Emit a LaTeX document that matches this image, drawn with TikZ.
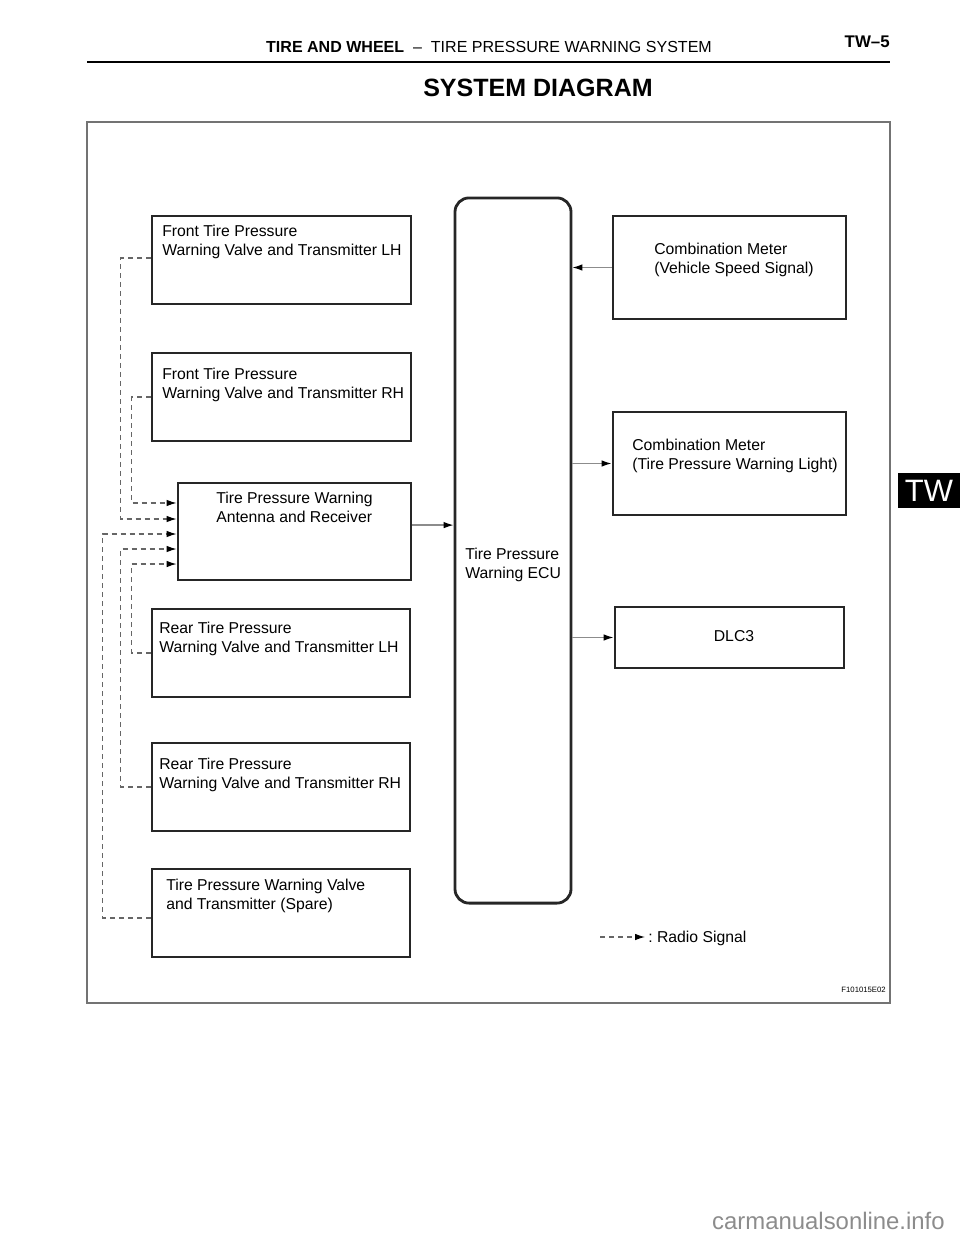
::::::::
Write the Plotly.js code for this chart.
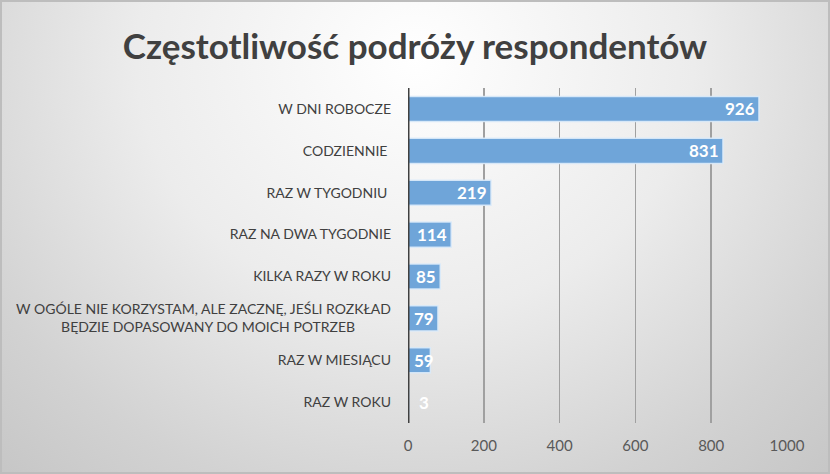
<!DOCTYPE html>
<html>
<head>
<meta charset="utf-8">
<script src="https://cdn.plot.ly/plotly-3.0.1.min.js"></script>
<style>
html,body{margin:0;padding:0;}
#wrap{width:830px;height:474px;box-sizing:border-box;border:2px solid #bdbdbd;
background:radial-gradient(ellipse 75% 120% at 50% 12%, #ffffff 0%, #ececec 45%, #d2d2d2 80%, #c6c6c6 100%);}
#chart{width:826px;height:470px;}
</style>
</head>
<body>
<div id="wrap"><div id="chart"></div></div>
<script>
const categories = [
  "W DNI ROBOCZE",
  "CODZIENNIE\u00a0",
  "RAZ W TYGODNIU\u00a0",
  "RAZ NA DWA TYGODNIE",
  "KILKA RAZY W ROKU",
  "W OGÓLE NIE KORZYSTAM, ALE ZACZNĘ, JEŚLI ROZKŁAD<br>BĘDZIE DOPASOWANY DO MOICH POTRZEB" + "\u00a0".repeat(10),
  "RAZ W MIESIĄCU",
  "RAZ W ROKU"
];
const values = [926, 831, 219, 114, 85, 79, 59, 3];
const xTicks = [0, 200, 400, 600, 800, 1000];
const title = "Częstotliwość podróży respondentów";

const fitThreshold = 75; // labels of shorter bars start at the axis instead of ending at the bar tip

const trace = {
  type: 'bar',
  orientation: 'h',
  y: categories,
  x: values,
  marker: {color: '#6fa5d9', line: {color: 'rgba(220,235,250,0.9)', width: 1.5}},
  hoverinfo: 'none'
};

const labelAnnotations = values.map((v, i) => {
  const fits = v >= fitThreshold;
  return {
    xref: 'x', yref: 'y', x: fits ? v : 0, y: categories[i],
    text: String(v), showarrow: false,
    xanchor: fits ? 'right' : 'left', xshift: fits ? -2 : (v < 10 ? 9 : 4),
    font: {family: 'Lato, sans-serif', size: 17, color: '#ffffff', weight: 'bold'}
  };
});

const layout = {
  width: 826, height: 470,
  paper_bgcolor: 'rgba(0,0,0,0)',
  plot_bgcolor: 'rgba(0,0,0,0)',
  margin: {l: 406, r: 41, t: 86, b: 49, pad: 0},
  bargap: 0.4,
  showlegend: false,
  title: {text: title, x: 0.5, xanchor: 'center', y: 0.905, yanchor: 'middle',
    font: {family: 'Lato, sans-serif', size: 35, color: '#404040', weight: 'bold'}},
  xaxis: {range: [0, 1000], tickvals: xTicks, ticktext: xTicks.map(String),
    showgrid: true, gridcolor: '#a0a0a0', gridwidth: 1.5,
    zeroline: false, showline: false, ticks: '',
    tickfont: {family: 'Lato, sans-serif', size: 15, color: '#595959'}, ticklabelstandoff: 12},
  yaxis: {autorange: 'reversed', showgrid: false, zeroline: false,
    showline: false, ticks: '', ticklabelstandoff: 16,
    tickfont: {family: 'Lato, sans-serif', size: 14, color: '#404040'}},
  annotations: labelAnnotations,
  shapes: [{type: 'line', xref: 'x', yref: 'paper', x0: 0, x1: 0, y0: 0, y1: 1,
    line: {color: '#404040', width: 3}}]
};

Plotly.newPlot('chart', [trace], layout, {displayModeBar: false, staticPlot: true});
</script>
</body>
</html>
::::::::
Your goal →
Scan the listing above. Collect all lines with the word "this".

Correct answer →
Emit a LaTeX document that matches this image, drawn with TikZ.
Write the Plotly.js code for this chart.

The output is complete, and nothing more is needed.